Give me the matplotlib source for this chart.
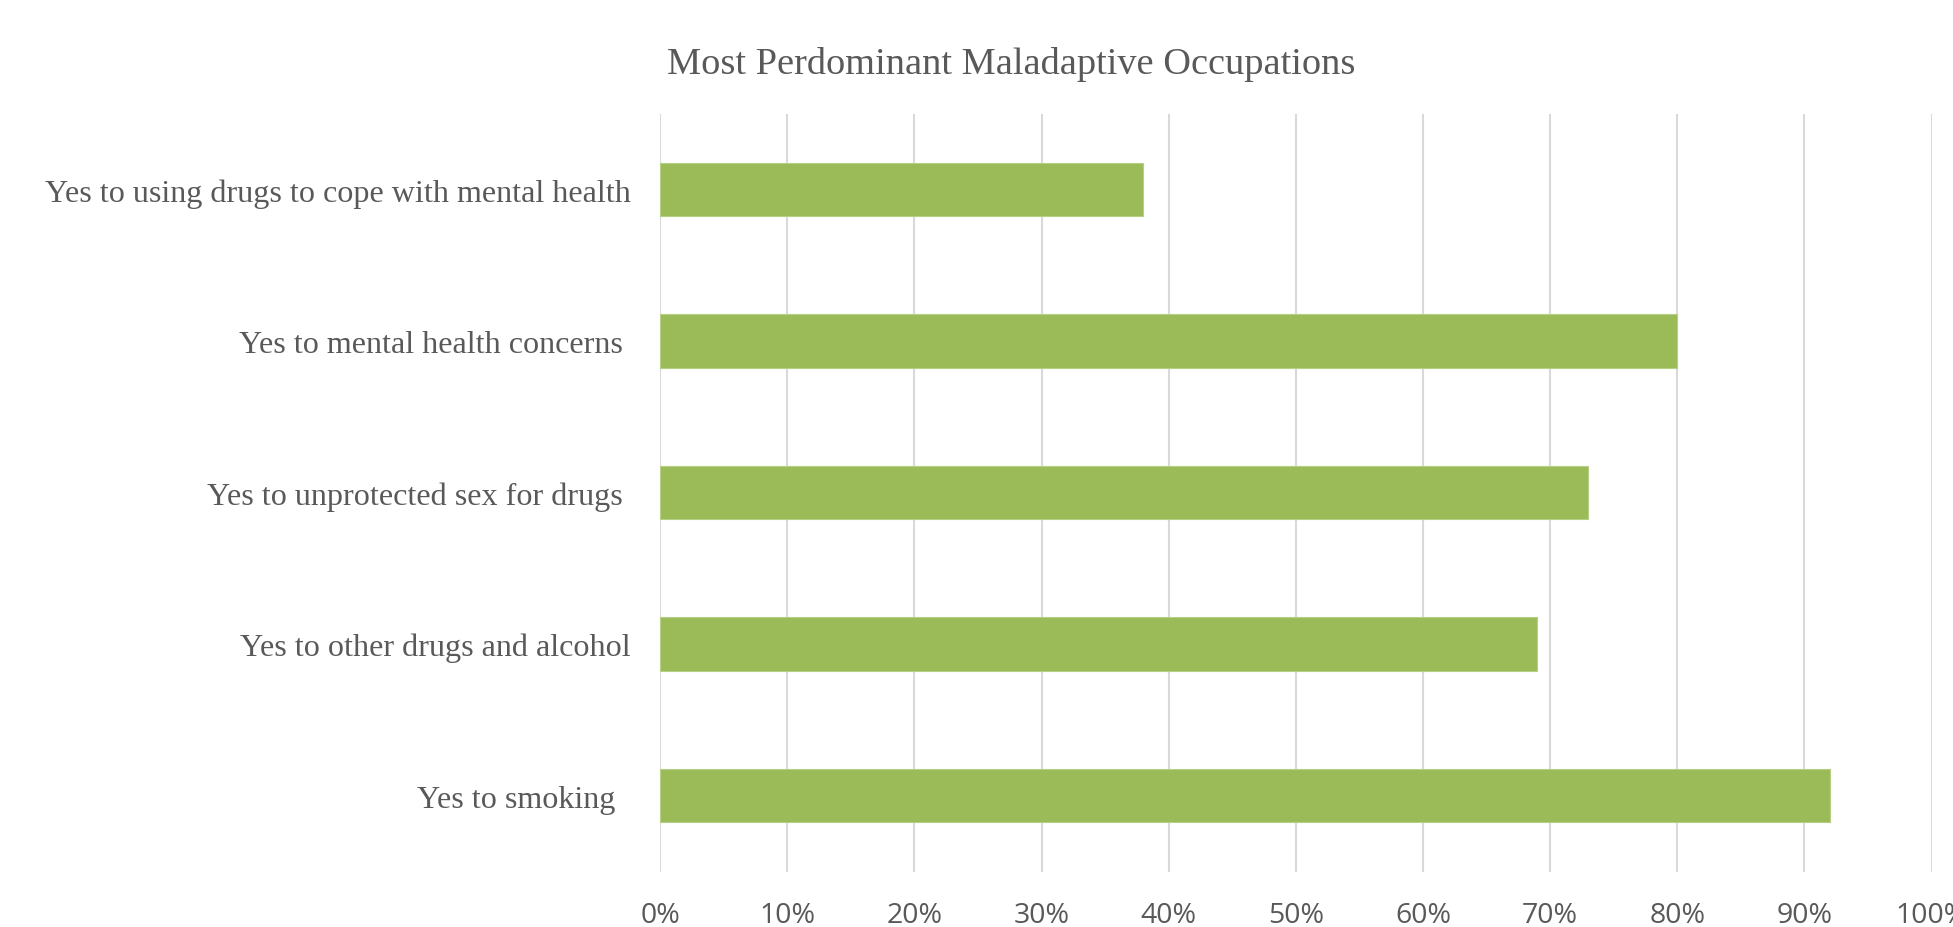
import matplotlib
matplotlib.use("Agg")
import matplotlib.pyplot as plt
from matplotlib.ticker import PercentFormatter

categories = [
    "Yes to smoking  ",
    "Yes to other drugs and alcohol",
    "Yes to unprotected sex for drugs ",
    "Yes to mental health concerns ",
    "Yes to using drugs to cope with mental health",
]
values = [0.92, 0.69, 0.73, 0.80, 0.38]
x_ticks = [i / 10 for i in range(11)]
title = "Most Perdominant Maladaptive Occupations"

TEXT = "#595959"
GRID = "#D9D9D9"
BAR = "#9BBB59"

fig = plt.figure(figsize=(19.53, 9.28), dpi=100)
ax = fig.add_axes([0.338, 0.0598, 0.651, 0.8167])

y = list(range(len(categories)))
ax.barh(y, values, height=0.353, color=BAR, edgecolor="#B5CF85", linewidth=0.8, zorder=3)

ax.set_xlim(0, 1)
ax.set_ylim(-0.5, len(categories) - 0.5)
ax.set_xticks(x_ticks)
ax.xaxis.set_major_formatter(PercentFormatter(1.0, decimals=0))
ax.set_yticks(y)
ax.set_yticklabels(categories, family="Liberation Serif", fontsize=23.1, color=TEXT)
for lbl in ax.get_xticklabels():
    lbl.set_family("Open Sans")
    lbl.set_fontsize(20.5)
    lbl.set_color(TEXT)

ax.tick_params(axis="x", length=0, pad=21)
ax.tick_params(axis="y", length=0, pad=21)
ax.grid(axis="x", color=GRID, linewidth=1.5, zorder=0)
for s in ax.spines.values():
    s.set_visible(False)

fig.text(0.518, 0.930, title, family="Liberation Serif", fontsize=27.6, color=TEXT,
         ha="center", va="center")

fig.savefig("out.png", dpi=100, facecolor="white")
------------------------------
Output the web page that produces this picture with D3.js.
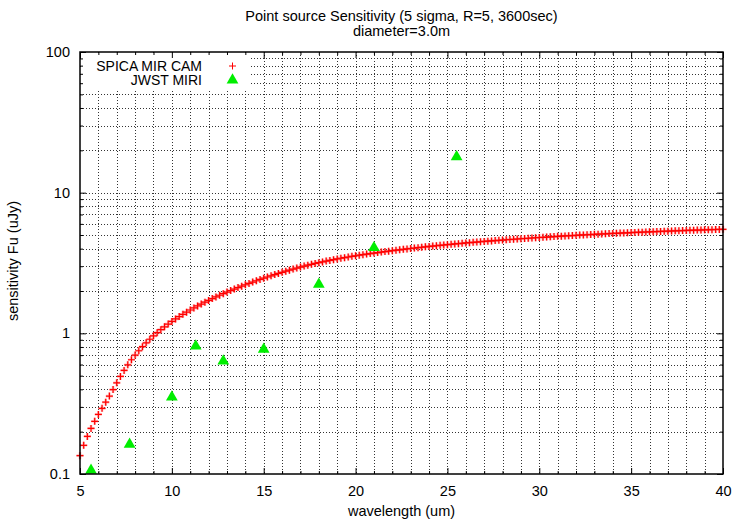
------------------------------
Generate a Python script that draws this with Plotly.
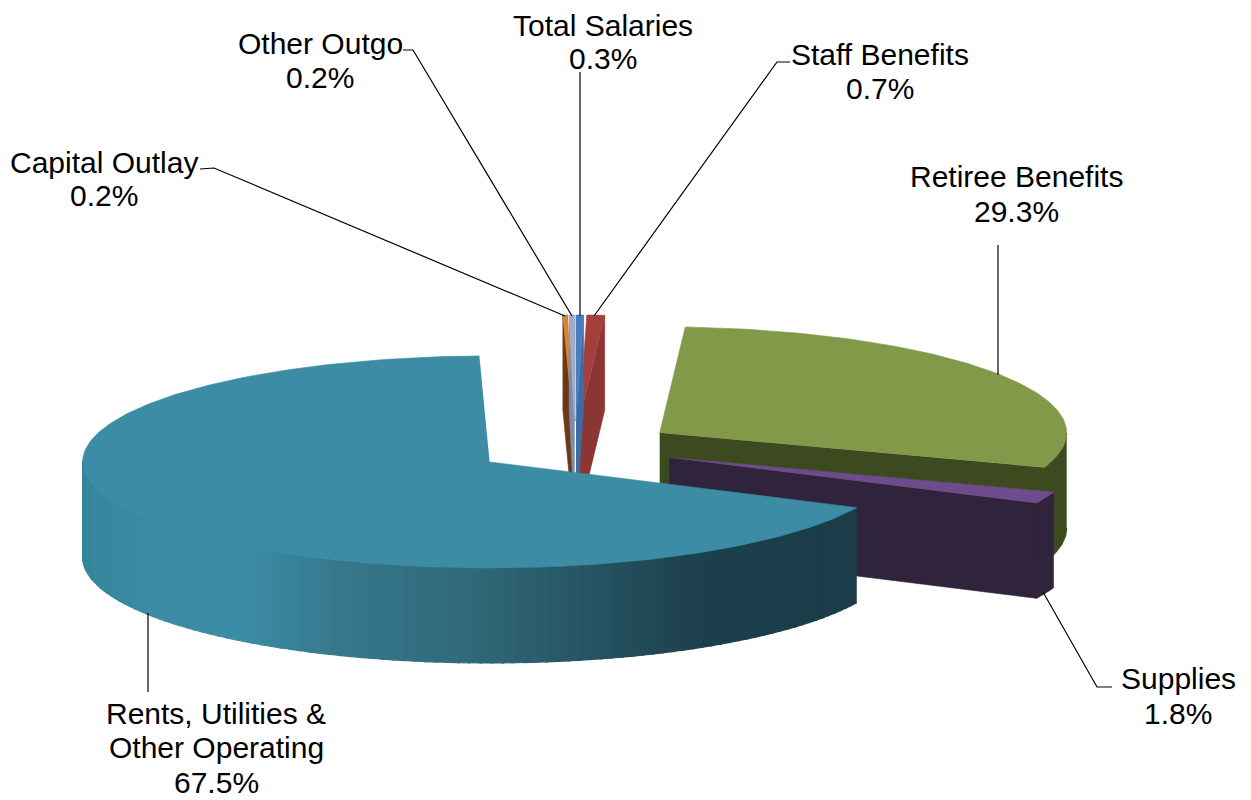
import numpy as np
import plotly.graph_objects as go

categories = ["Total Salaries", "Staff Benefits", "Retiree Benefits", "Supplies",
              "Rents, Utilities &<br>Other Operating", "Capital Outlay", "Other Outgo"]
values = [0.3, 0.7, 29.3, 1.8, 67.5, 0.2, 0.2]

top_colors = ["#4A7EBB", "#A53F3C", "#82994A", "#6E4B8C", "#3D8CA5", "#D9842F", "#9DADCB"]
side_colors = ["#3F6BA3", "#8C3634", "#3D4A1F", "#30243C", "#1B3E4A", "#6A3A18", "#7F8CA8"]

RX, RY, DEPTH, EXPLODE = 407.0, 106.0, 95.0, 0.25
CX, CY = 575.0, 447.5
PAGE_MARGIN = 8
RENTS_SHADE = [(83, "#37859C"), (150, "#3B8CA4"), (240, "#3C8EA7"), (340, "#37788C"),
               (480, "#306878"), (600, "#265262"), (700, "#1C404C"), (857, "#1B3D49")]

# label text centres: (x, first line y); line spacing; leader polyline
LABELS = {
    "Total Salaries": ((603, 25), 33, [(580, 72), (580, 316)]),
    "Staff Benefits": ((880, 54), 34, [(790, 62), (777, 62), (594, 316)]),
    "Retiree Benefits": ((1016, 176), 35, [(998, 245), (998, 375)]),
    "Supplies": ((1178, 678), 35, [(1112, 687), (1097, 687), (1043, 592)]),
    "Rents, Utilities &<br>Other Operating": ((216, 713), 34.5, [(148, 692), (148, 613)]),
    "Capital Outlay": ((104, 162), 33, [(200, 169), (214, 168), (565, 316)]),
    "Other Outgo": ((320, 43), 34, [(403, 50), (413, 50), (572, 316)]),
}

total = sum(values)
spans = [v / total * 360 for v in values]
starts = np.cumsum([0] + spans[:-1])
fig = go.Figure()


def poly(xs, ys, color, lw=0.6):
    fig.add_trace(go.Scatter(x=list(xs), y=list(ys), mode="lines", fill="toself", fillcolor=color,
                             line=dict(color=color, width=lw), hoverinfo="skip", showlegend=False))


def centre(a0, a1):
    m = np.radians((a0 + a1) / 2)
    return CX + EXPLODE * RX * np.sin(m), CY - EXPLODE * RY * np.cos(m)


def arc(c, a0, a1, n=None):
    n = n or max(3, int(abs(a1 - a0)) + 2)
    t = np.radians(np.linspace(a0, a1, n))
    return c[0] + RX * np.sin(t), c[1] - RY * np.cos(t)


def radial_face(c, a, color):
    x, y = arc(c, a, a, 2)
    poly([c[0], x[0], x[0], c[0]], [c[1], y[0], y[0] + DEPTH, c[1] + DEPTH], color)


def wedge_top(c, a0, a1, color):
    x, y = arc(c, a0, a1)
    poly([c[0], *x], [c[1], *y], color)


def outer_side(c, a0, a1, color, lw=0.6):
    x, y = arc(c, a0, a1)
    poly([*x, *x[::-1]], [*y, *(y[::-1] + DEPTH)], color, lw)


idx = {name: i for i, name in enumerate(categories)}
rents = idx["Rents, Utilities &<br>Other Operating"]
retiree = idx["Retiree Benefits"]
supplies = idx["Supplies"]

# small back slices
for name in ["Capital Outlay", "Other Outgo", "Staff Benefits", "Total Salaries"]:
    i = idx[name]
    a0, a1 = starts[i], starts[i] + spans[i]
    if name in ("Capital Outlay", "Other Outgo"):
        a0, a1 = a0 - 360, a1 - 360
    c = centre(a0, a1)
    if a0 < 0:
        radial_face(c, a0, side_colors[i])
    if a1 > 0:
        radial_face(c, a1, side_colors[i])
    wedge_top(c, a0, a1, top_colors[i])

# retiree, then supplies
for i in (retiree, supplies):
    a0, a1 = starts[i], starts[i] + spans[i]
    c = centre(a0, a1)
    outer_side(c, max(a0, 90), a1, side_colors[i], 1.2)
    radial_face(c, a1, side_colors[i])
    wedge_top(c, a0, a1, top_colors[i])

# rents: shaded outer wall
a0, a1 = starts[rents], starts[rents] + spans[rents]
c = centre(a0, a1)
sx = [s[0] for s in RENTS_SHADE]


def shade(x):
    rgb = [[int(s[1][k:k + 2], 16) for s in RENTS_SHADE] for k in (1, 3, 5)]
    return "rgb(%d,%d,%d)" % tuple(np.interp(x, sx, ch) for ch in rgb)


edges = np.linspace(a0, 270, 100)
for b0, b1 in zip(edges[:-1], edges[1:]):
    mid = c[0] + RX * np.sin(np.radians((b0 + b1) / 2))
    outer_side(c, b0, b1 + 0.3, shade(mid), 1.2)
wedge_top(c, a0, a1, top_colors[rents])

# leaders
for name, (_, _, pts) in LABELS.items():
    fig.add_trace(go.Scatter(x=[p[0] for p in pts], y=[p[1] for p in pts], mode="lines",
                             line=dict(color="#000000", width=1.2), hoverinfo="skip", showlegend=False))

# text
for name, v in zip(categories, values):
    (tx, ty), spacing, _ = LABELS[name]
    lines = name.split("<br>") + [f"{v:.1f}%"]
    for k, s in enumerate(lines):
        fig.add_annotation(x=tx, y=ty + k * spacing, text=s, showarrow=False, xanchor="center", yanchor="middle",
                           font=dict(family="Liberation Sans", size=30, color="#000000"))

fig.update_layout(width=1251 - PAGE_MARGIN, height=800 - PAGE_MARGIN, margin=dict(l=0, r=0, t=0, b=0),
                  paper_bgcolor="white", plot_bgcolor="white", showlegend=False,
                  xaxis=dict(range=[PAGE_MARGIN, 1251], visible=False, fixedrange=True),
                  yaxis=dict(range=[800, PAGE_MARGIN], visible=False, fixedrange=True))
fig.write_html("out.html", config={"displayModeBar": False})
------------------------------
Stated exercise:
Of the lines in this listing, report how many contain the string "matplotlib", and give the number only.

Result:
5